| Given exercise |
For the entries that follow, state how many lines include the word "with", giving the number and nothing else.

Stored items
---

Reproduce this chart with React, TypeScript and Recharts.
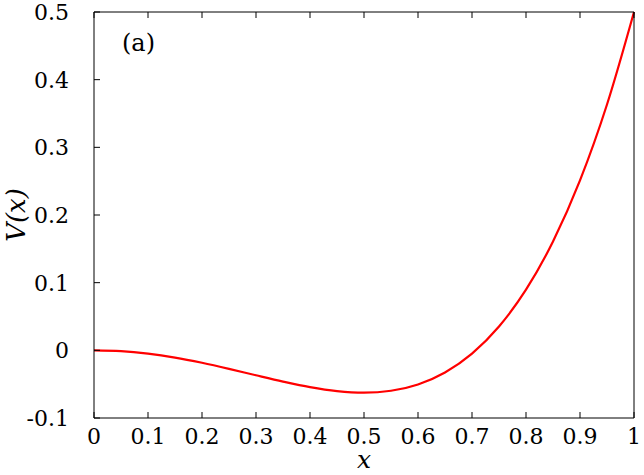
import React from "react";
import { LineChart, Line, XAxis, YAxis, Label } from "recharts";

const xValues = [0, 0.05, 0.1, 0.15, 0.2, 0.25, 0.3, 0.35, 0.4, 0.45, 0.5, 0.55, 0.6, 0.65, 0.7, 0.75, 0.8, 0.85, 0.9, 0.95, 1.0];
const vValues = [0, -0.0012, -0.0049, -0.0107, -0.0184, -0.0273, -0.0369, -0.0462, -0.0544, -0.0602, -0.0625, -0.0597, -0.0504, -0.0327, -0.0049, 0.0352, 0.0896, 0.1608, 0.2511, 0.3633, 0.5];
const xTicks = [0, 0.1, 0.2, 0.3, 0.4, 0.5, 0.6, 0.7, 0.8, 0.9, 1];
const xTickLabels = ["0", "0.1", "0.2", "0.3", "0.4", "0.5", "0.6", "0.7", "0.8", "0.9", "1"];
const yTicks = [-0.1, 0, 0.1, 0.2, 0.3, 0.4, 0.5];
const yTickLabels = ["-0.1", "0", "0.1", "0.2", "0.3", "0.4", "0.5"];
const panelLabel = "(a)";
const xAxisTitle = "x";
const yAxisTitle = "V(x)";

const data = xValues.map((x, i) => ({ x, v: vValues[i] }));

const FONT = "'DejaVu Serif', serif";
const AXIS_COLOR = "#000";
const TICK_LINE = { stroke: AXIS_COLOR, strokeWidth: 1 };

const labelFor = (list: number[], labels: string[], v: number) => {
  const idx = list.findIndex((t) => Math.abs(t - v) < 1e-9);
  return idx >= 0 ? labels[idx] : String(v);
};

const BottomTick = (props: any) => {
  const { x, y, payload } = props;
  return (
    <text x={x} y={y + 26} textAnchor="middle" fontSize={22} fontFamily={FONT} fill="#000">
      {labelFor(xTicks, xTickLabels, payload.value)}
    </text>
  );
};

const LeftTick = (props: any) => {
  const { x, y, payload } = props;
  return (
    <text x={x - 25} y={y + 8} textAnchor="end" fontSize={22} fontFamily={FONT} fill="#000">
      {labelFor(yTicks, yTickLabels, payload.value)}
    </text>
  );
};

const EmptyTick = () => <g />;

export default function App() {
  return (
    <div style={{ position: "absolute", left: 0, top: 0 }}>
      <LineChart
        width={644}
        height={475}
        data={data}
        margin={{ top: 11, right: 9, left: 0, bottom: 0 }}
        style={{ fontFamily: FONT }}
      >
        <XAxis
          dataKey="x"
          type="number"
          domain={[0, 1]}
          ticks={xTicks}
          height={57}
          tickSize={-6}
          tickMargin={6}
          tickLine={TICK_LINE}
          tick={<BottomTick />}
          axisLine={{ stroke: AXIS_COLOR, strokeWidth: 1 }}
          interval={0}
        >
          <Label
            content={(p: any) => {
              const vb = p.viewBox || { x: 94, y: 418, width: 540, height: 57 };
              return (
                <text
                  x={vb.x + vb.width / 2}
                  y={vb.y + 50}
                  textAnchor="middle"
                  fontSize={25}
                  fontStyle="italic"
                  fontFamily={FONT}
                  fill="#000"
                >
                  {xAxisTitle}
                </text>
              );
            }}
          />
        </XAxis>
        <XAxis
          xAxisId="top"
          orientation="top"
          dataKey="x"
          type="number"
          domain={[0, 1]}
          ticks={xTicks}
          height={1}
          tickSize={-6}
          tickMargin={0}
          tickLine={TICK_LINE}
          tick={<EmptyTick />}
          axisLine={{ stroke: AXIS_COLOR, strokeWidth: 1 }}
          interval={0}
        >
          <Label
            content={(p: any) => {
              const vb = p.viewBox || { x: 94, y: 11, width: 540, height: 1 };
              return (
                <text x={vb.x + 28} y={vb.y + 40} fontSize={24} fontFamily={FONT} fill="#000">
                  {panelLabel}
                </text>
              );
            }}
          />
        </XAxis>
        <YAxis
          type="number"
          domain={[-0.1, 0.5]}
          ticks={yTicks}
          width={94}
          tickSize={-6}
          tickMargin={6}
          tickLine={TICK_LINE}
          tick={<LeftTick />}
          axisLine={{ stroke: AXIS_COLOR, strokeWidth: 1 }}
          interval={0}
        >
          <Label
            content={(p: any) => {
              const vb = p.viewBox || { x: 0, y: 11, width: 94, height: 406 };
              const cx = vb.x + 25;
              const cy = vb.y + vb.height / 2;
              return (
                <text
                  x={cx}
                  y={cy}
                  transform={`rotate(-90, ${cx}, ${cy})`}
                  textAnchor="middle"
                  fontSize={26}
                  fontStyle="italic"
                  fontFamily={FONT}
                  fill="#000"
                >
                  {yAxisTitle}
                </text>
              );
            }}
          />
        </YAxis>
        <YAxis
          yAxisId="right"
          orientation="right"
          type="number"
          domain={[-0.1, 0.5]}
          ticks={yTicks}
          width={1}
          tickSize={-6}
          tickMargin={0}
          tickLine={TICK_LINE}
          tick={<EmptyTick />}
          axisLine={{ stroke: AXIS_COLOR, strokeWidth: 1 }}
          interval={0}
        />
        <Line
          type="monotone"
          dataKey="v"
          stroke="#ff0000"
          strokeWidth={2.2}
          dot={false}
          isAnimationActive={false}
        />
      </LineChart>
    </div>
  );
}
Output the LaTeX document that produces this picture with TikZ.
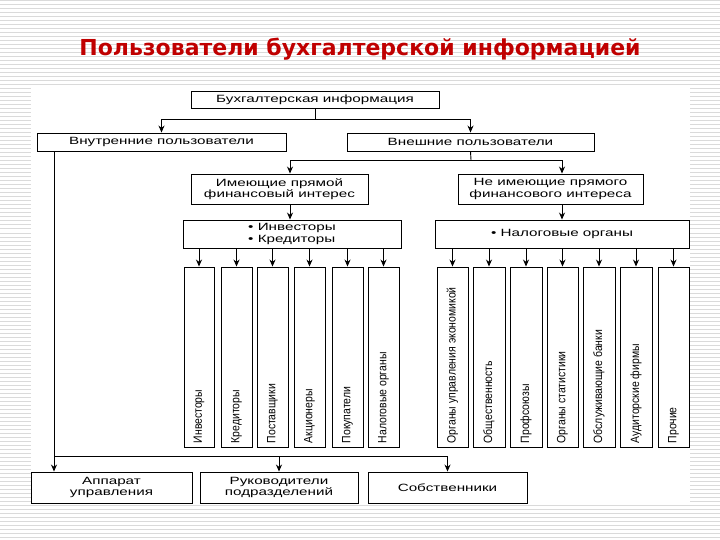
\documentclass[tikz,border=0pt]{standalone}
\usepackage{fontspec}
\setmainfont{Liberation Sans}
\newfontfamily\widefont[FakeStretch=1.45]{Liberation Sans}
\newfontfamily\narrowfont[FakeStretch=0.87]{Liberation Sans}
\newfontfamily\titlefont{DejaVu Sans}
\usetikzlibrary{arrows.meta,shadows}
\definecolor{titlered}{RGB}{192,0,0}
\definecolor{stripe}{RGB}{218,218,218}
\begin{document}
\begin{tikzpicture}[x=1pt,y=-1pt,
  box/.style={draw=black, line width=0.9pt, fill=white, inner sep=1pt,
    drop shadow={shadow xshift=1pt, shadow yshift=-1pt, fill=black, opacity=1},
    font=\widefont\fontsize{10.5}{11.5}\selectfont, align=center},
  colbox/.style={box, minimum height=180pt},
  coltext/.style={rotate=90, anchor=west, inner sep=0pt,
    font=\narrowfont\fontsize{12}{13}\selectfont},
  arr/.style={line width=0.9pt, -{Stealth[length=7pt,width=6pt]}},
  conn/.style={line width=0.9pt}]
\useasboundingbox (0,0) rectangle (720,540);
% striped background
\foreach \yy in {1,5,...,539} \draw[stripe, line width=1pt] (0,\yy) -- (720,\yy);
\fill[white] (31,88) rectangle (690,505);
% title
\node[font=\titlefont\bfseries\fontsize{22}{26}\selectfont, text=titlered] (title) at (360,49) {Пользователи бухгалтерской информацией};
% top boxes
\node[box, minimum width=248pt, minimum height=17pt] (bux) at (315,99.5) {Бухгалтерская информация};
\node[box, minimum width=249pt, minimum height=18pt] (vnutr) at (161.5,142) {Внутренние пользователи};
\node[box, minimum width=247pt, minimum height=18pt] (vnesh) at (470.5,142) {Внешние пользователи};
\node[box, minimum width=177pt, minimum height=30pt] (imeyu) at (279.5,189) {Имеющие прямой\\финансовый интерес};
\node[box, minimum width=185pt, minimum height=30pt] (neimeyu) at (550.5,189) {Не имеющие прямого\\финансового интереса};
\node[box, minimum width=218pt, minimum height=28pt, align=left] (invkr) at (292,234) {• Инвесторы\\• Кредиторы};
\node[box, minimum width=254pt, minimum height=28pt] (nalog) at (562,234) {• Налоговые органы};
% bottom boxes
\node[box, minimum width=161pt, minimum height=31pt] (appar) at (111.5,487.5) {Аппарат\\управления};
\node[box, minimum width=158pt, minimum height=31pt] (ruk) at (279,487.5) {Руководители\\подразделений};
\node[box, minimum width=159pt, minimum height=31pt] (sobst) at (447.5,487.5) {Собственники};
% columns
\foreach \n/\a/\b/\t in {L1/184/214/Инвесторы, L2/221/252/Кредиторы, L3/257/288/Поставщики,
  L4/294/325/Акционеры, L5/332/363/Покупатели, L6/368/399/Налоговые органы}{
  \node[colbox, minimum width={(\b-\a)*1pt}] (c\n) at ({(\a+\b)/2},357) {};
  \node[coltext] (t\n) at ([yshift=4pt]c\n.south) {\t};
  \draw[arr] (c\n.north |- invkr.south) -- (c\n.north);
}
\foreach \n/\a/\b/\t in {R1/437/468/Органы управления экономикой, R2/473/505/Общественность,
  R3/510/542/Профсоюзы, R4/547/578/Органы статистики, R5/583/615/Обслуживающие банки,
  R6/620/652/Аудиторские фирмы, R7/658/689/Прочие}{
  \node[colbox, minimum width={(\b-\a)*1pt}] (c\n) at ({(\a+\b)/2},357) {};
  \node[coltext] (t\n) at ([yshift=4pt]c\n.south) {\t};
  \draw[arr] (c\n.north |- nalog.south) -- (c\n.north);
}
% connectors
\coordinate (j1) at (315,119);
\draw[conn] (bux.south) -- (j1);
\draw[arr] (j1) -| (vnutr.north);
\draw[arr] (j1) -| (vnesh.north);
\coordinate (j2) at (471,160);
\draw[conn] (vnesh.south) -- (j2);
\draw[arr] (j2) -| ([xshift=10.5pt]imeyu.north);
\draw[arr] (j2) -| (nalog.north |- neimeyu.north);
\draw[arr] ([xshift=10.5pt]imeyu.south) -- ([xshift=10.5pt]imeyu.south |- invkr.north);
\draw[arr] (nalog.north |- neimeyu.south) -- (nalog.north);
\coordinate (j3) at (54,456);
\draw[conn] (j3 |- vnutr.south) -- (j3) -- (j3 -| sobst.north);
\draw[arr] (j3) -- (j3 |- appar.north);
\draw[arr] (j3 -| ruk.north) -- (ruk.north);
\draw[arr] (j3 -| sobst.north) -- (sobst.north);
\end{tikzpicture}
\end{document}
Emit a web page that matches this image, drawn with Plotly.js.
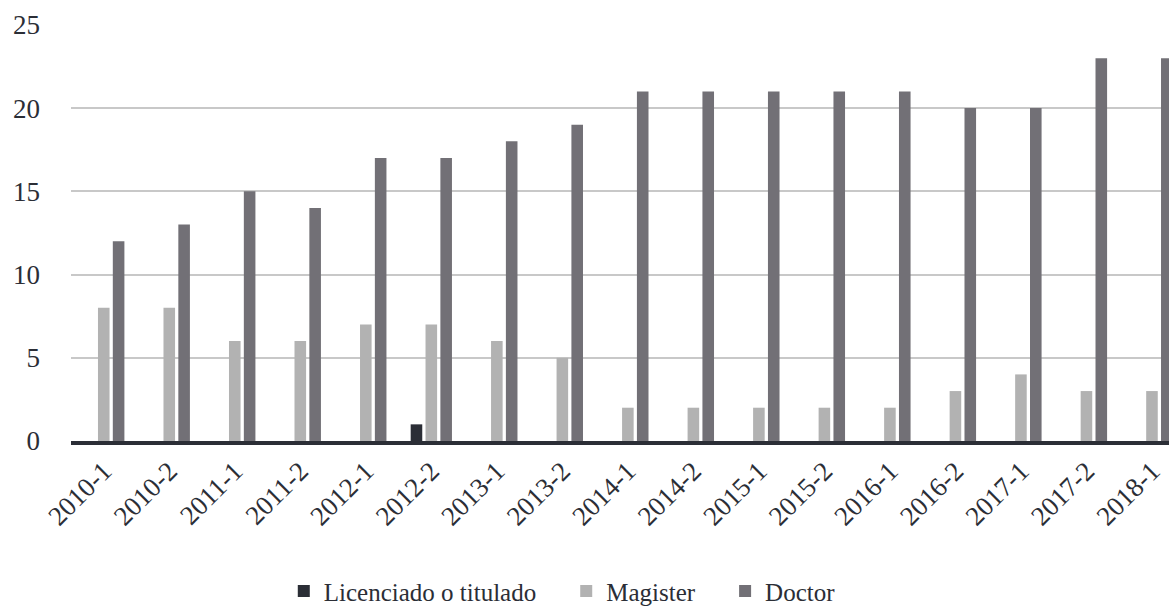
<!DOCTYPE html>
<html>
<head>
<meta charset="utf-8">
<script src="https://cdn.plot.ly/plotly-3.0.1.min.js"></script>
<style>
html,body{margin:0;padding:0;background:#fff;overflow:hidden;}
#chart{width:1169px;height:607px;}
</style>
</head>
<body>
<div id="chart"></div>
<script>
var categories = ["2010-1","2010-2","2011-1","2011-2","2012-1","2012-2","2013-1","2013-2","2014-1","2014-2","2015-1","2015-2","2016-1","2016-2","2017-1","2017-2","2018-1"];
var licenciado = [0,0,0,0,0,1,0,0,0,0,0,0,0,0,0,0,0];
var magister   = [8,8,6,6,7,7,6,5,2,2,2,2,2,3,4,3,3];
var doctor     = [12,13,15,14,17,17,18,19,21,21,21,21,21,20,20,23,23];
var seriesNames = ["Licenciado o titulado","Magister","Doctor"];
var seriesColors = ["#2b2e36","#b2b2b2","#727076"];
var yTicks = [0,5,10,15,20,25];

var font = "'Liberation Serif', 'DejaVu Serif', serif";
var pad = "\u2002\u2002";
var data = [licenciado, magister, doctor].map(function(v, i){
  return {type:"bar", x:categories, y:v,
          name: seriesNames[i] + (i < seriesNames.length - 1 ? pad : ""),
          marker:{color:seriesColors[i], line:{width:0}}, hoverinfo:"none"};
});

var layout = {
  width:1169, height:607,
  margin:{l:71, r:0, t:24, b:166},
  paper_bgcolor:"#fff", plot_bgcolor:"#fff",
  font:{family:font, color:"#2b2e36", size:24},
  barmode:"group", bargap:0.32, bargroupgap:0.22,
  showlegend:true,
  legend:{orientation:"h", xref:"container", yref:"container",
          x:0.481, xanchor:"center", y:0.026, yanchor:"middle",
          font:{family:font, size:25, color:"#2b2e36"}, itemwidth:30, tracegroupgap:0},
  xaxis:{type:"category", range:[-0.5, 16.26], tickangle:-45,
         tickfont:{family:font, size:27, color:"#2b2e36"},
         showgrid:false, showline:true, linecolor:"#2b2e36", linewidth:3.5,
         ticks:"", fixedrange:true, automargin:false},
  yaxis:{range:[0, 25.05], tickvals:yTicks, ticktext:yTicks.map(String),
         tickfont:{family:font, size:27, color:"#2b2e36"},
         showgrid:true, gridcolor:"#c8c8c8", gridwidth:2,
         zeroline:false, showline:false, ticks:"", ticklabelstandoff:30,
         fixedrange:true, automargin:false}
};
Plotly.newPlot("chart", data, layout, {staticPlot:true, displayModeBar:false});
</script>
</body>
</html>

---

| The reply |
3